No Worsely or Ouseley that I can get trace of was present as a Colonel at Naseby.3 A Sir Charles Wolseley (ancestor, I think, of the present or late Ultra radical) gets himself occasionally named; and became ultimately one of Oliver's Council of State:4 but (tho' my Sprigge, which contains a List of Fairfax's Army, is gone back to Cambridge) I have little or no doubt he was not a Colonel there, or at all there. The name therefore remains enigmatic. There was a Colonel Okey,5 future Regicide, formerly in “Brewer's Stoker in Southwark,” who might well enough have left his name: he stood in Langfordy Hedges with his dragoons; it was at his advance, with a sputtering of shot and other dangerous features of conduct, that the King's Horse broke finally away and fled. He was, I think, the most audacious fighter then going, on either side. Alas, I fear your country Digamma6 will not stretch to the length of Colonel Okey; whose name it would have been interesting to find on that ground.

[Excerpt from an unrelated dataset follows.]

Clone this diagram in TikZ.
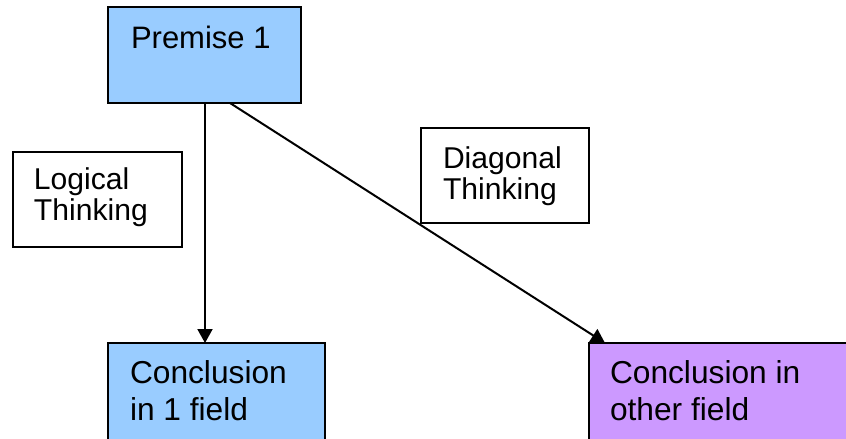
\documentclass[tikz,border=0pt]{standalone}
\usepackage{fontspec}
\setmainfont{Liberation Sans}
\usetikzlibrary{arrows.meta}
\definecolor{boxblue}{HTML}{99CCFF}
\definecolor{boxpurple}{HTML}{CC99FF}
\begin{document}
\begin{tikzpicture}[x=1pt,y=-1pt,
  box/.style={draw=black,line width=2.6pt,inner sep=0pt,outer sep=0pt},
  txt/.style={anchor=base west,inner sep=0pt,outer sep=0pt,font=\fontsize{31}{37}\selectfont},
  ctxt/.style={txt,font=\fontsize{31.7}{37}\selectfont},
  ttxt/.style={txt,font=\fontsize{30.1}{35}\selectfont},
  conn/.style={line width=2pt},
  arr/.style={conn,-{Triangle[length=14pt,width=15pt]}}]
\useasboundingbox (0,0) rectangle (846,439);
\clip (0,0) rectangle (846,439);
\fill[white] (0,0) rectangle (846,439);
% boxes
\node[box,fill=boxblue,minimum width=193pt,minimum height=96pt,anchor=north west] (p) at (108,7) {};
\node[box,fill=boxblue,minimum width=217pt,minimum height=120pt,anchor=north west] (c1) at (108,343) {};
\node[box,fill=boxpurple,minimum width=290pt,minimum height=120pt,anchor=north west] (c2) at (589,343) {};
\node[box,fill=white,minimum width=169pt,minimum height=95pt,anchor=north west] (lt) at (13,152) {};
% connectors
\draw[arr] ([xshift=97pt]p.south west) -- ([xshift=97pt]c1.north west);
\draw[arr] ([xshift=122pt]p.south west) -- ([xshift=16pt]c2.north west);
\node[box,fill=white,minimum width=168pt,minimum height=95pt,anchor=north west] (dt) at (421,128) {};
% texts
\node[txt] (pt) at (131,48) {Premise 1};
\node[ctxt] (c1a) at (130,383) {Conclusion};
\node[ctxt] (c1b) at (130,420) {in 1 field};
\node[ctxt] (c2a) at (610,383) {Conclusion in};
\node[ctxt] (c2b) at (610,420) {other field};
\node[ttxt] (lta) at (34,189) {Logical};
\node[ttxt] (ltb) at (34,220) {Thinking};
\node[ttxt] (dta) at (443,168) {Diagonal};
\node[ttxt] (dtb) at (443,199) {Thinking};
\end{tikzpicture}
\end{document}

The buttons, I am very glad to consider as new or spurious; for the N.Y.I.,7 indisputable there, is altogether unintelligible otherwise. The stamp indeed looks quite new; far too fresh to have lain two centuries. Besides I rather think they used horn-buttons in those days, and of far larger size.

The accounts of the number killed are very vague. The Parliament-Commissioners' dispatch (written however that same evening) says, “On the King's side 600, on ours not one hundred”; Cromwell, also on the same evening, says Killed and taken about 5,000; which agrees with Chronicler Heath's account, that the number of Prisoners, marched off on the Monday from Harborough towards London, was 4,500. There is a list of all the officers taken. Perhaps 600 in all may be a fair guess for the number killed on both sides. Battles at that time were not fourth-part so deadly as now: their muskets were great clumsy things, with rests to stick in the ground when you fired, bullets carried in your mouth etc. I suppose a man with percussion-caps and cartridges could fire at least ten times as often in a given time. The number engaged at Naseby seems to have been about 10,000 on each side: the Parlt took 8,000 stand of arms; and most of the Horse doubtless got off. The chase lasted thro' Harborough, till within sight of Leicester steeple.— By the by, the “Little chair” does not belong to Lubbenham; it and the “little low room” are at Harborough!8

Thanks heartily for your offer of the new column at Cloister-Well: it must decidedly be done, one day! But unless the very Fates forbid, I mean to be there with you next summer, when the Hills are all green again.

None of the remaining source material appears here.